In der Folge können die Verkäufe von privaten Immobilien durch soweit selbständig tätige Ehegatten oder ggf. Ehegattengemeinschaften im Güterstand der Gütergemeinschaft umsatzsteuerbar und am Ende umsatzsteuerpflichtig sein, wenn das nationale Umsatzsteuerrecht dies vorsieht.
Der letztgenannte Aspekt dürfte in Deutschland infolge der grundsätzlich bestehenden Steuerfreiheit von Immobilienverkäufen weitgehend leerlaufen. Auch erscheint das Potenzial naturgemäß begrenzt, einen Nutzen aus der möglichen optierten Steuerpflicht zu ziehen (z.B. in Gestalt von Vorsteuerberichtigungen). Zu überlegen bleibt jedoch (weiterhin), welche Konsequenzen sich ergeben, wenn Gegenstände oder Mehrheiten von Gegenständen im Privatvermögen vererbt und anschließend verkauft werden, für deren Verkauf keine Umsatzsteuerbefreiung vorgesehen ist (z.B. Kunst-, Uhren- oder Pelzmantelsammlungen).
Anders sieht es womöglich bzgl. des zweiten Aspekts aus, dass die Berücksichtigung des jeweiligen nationalen zivilrechtlichen Güterstandsrechts (mehr) in den Fokus gerückt wird. Führt Letzteres zu einem von der bisherigen Sichtweise abweichenden Verständnis, wer im Zusammenhang mit umsatzsteuerrelevanten Vorgängen von gemeinschaftlich agierenden Ehegatten Leitungs-/Rechnungsempfänger ist, kann dies zu Verwerfungen führen. In der Folge nicht ordnungsgemäßer Rechnungen wird einerseits bei Rechnungsstellern die § 14c UStG-Strafsteuer ausgelöst. Andererseits besteht für rechnungsempfangende Ehegatten oder Ehegattengemeinschaften die Gefahr von zumindest zeitweilig verkürzter Umsatzsteuer infolge eines unzulässigen Vorsteuerabzugs.
Fazit: Der EuGH zieht zumindest insoweit eine klare Linie, indem er für die Abgrenzung von privatem Verkauf und umsatzsteuerrelevantem Handeln vorgibt, auf die Umstände (insbes.

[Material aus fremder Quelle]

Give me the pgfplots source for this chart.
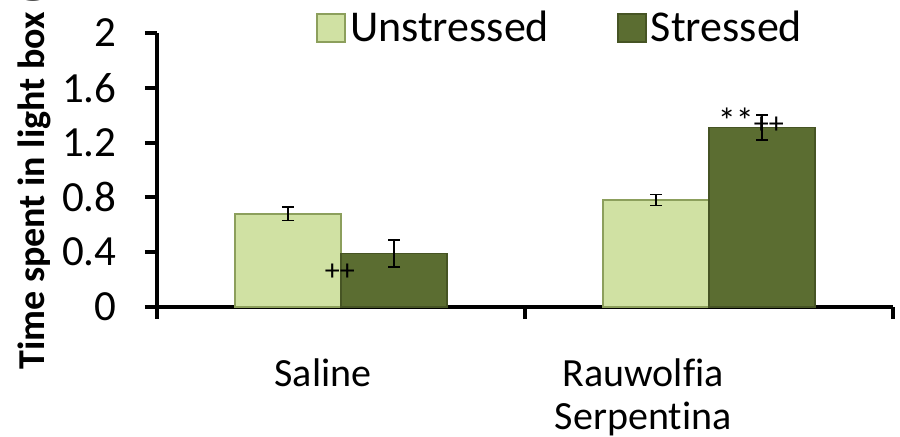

Risikotragung) auf Seiten der Verkäufer abzustellen. Je mehr der Verkauf von privaten Immobilien – mit oder ohne Unterstützung von Immobilienprofis – dem Verkauf von Baugrundstücken entspricht, desto wahrscheinlicher ist eine (mehr oder weniger umfangreiche) Umsatzsteuerrelevanz des Vorgangs. Entsprechend in Verdacht stehende Sachverhalte sollte daher im Vorwege auf Herz und Nieren geprüft werden. Des Weiteren bleibt abzuwarten, wie weiter mit der dargestellten Sichtweise auf die Rolle des zivilrechtlichen Güterstandsrechts umgegangen wird. Da die Finanzverwaltung Entwicklungen tendenziell zugeneigt ist, die umsatzsteuerliches Korrektur- und Nachzahlungspotenzial beinhalten, werden ggf. künftig Anpassungsmaßnahmen erforderlich.